# Mavic neutral support car... bikes??



## Dan333sp (Aug 17, 2010)

This might be a stupid question, but it's something I've wondered about for a while. Clearly, the team cars that follow pro tour races have backup bikes for most of the riders in case of emergencies, but what are the all yellow bikes on top of the mavic car that invariably follows the pack for? They don't seem to match any one team's bikes, are they a sort of absolute last resort backup? That wouldn't even make sense because they'd likely have the wrong pedals and general setup... confused


----------



## agm2 (Sep 18, 2008)

They used to be Specialized but not sure anymore. Mavic carries a list of every rider and his pedal style, so they can get a rider on a bike quick, or as in this photo good old "rat traps"


----------



## Ultrasaurus (Jan 28, 2011)

agm2 said:


> They used to be Specialized but not sure anymore. Mavic carries a list of every rider and his pedal style, so they can get a rider on a bike quick, or as in this photo good old "rat traps"

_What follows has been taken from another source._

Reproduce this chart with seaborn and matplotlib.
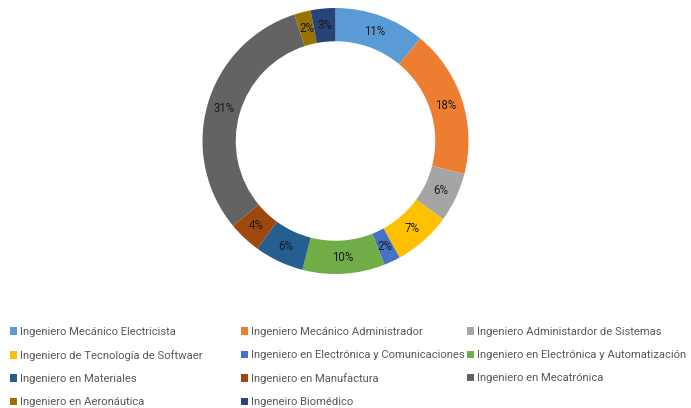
import matplotlib
matplotlib.use("Agg")
import matplotlib.pyplot as plt
import seaborn as sns
import numpy as np
from matplotlib.patches import Patch

sns.set_theme(style="white")
plt.rcParams["font.family"] = ["Roboto", "DejaVu Sans"]

carreras = [
    "Ingeniero Mecánico Electricista",
    "Ingeniero Mecánico Administrador",
    "Ingeniero Administardor de Sistemas",
    "Ingeniero de Tecnología de Softwaer",
    "Ingeniero en Electrónica y Comunicaciones",
    "Ingeniero en Electrónica y Automatización",
    "Ingeniero en Materiales",
    "Ingeniero en Manufactura",
    "Ingeniero en Mecatrónica",
    "Ingeniero en Aeronáutica",
    "Ingeneiro Biomédico",
]
porcentajes = [11, 18, 6, 7, 2, 10, 6, 4, 31, 2, 3]
colores = ["#5B9BD5", "#ED7D31", "#A5A5A5", "#FFC000", "#4472C4", "#70AD47",
           "#255E91", "#9E480E", "#636363", "#997300", "#264478"]

W, H = 691, 408
fig = plt.figure(figsize=(W / 100, H / 100), dpi=100)

# donut
cx, cy, r = 335.5, 141, 133
ax = fig.add_axes([(cx - r) / W, (H - cy - r) / H, 2 * r / W, 2 * r / H])
wedges, _ = ax.pie(porcentajes, colors=colores, startangle=90, counterclock=False,
                   radius=1, wedgeprops=dict(width=0.25, linewidth=0))
ax.set_xlim(-1, 1)
ax.set_ylim(-1, 1)
ax.set_aspect("equal")
ax.axis("off")

total = sum(porcentajes)
ang0 = 90.0
for p in porcentajes:
    mid = ang0 - p / total * 360 / 2
    ang0 -= p / total * 360
    rr = 0.875
    ax.text(rr * np.cos(np.radians(mid)), rr * np.sin(np.radians(mid)), f"{p}%",
            ha="center", va="center", fontsize=8.3, color="#1a1a1a")

# legend: three columns at fixed positions, filled row by row
ncol = 3
col_x = [10, 241, 467]
for c in range(ncol):
    idx = list(range(c, len(carreras), ncol))
    handles = [Patch(facecolor=colores[i], edgecolor="none", label=carreras[i]) for i in idx]
    fig.legend(handles=handles, loc="upper left",
               bbox_to_anchor=(col_x[c] / W, 1 - 327 / H),
               ncol=1, frameon=False, fontsize=8.1, labelcolor="#595959",
               handlelength=0.6, handleheight=0.6, handletextpad=0.3,
               labelspacing=1.16, borderaxespad=0, borderpad=0)

fig.savefig("out.png", dpi=100)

That was a CAAD9 that they got Jens onto there. As for what they currently are, I've wondered the same thing.


----------



## Ventruck (Mar 9, 2009)

As covered above, Mavic supplies neutral support with likely toe clips for the most part. Above Jens Voigt is riding a CAAD9 with Campagnolo Chorus. 

Someone on these forums has one of the bikes. I've seen one in downtown SF and another asking couple grand on eBay or CL with a parts downgrade. It's a really nice package and nice to know it's been places, but no way to that price.

I'm pretty sure CAAD10's are on top of those cars now, and I think they moved to SRAM for cost savings.


----------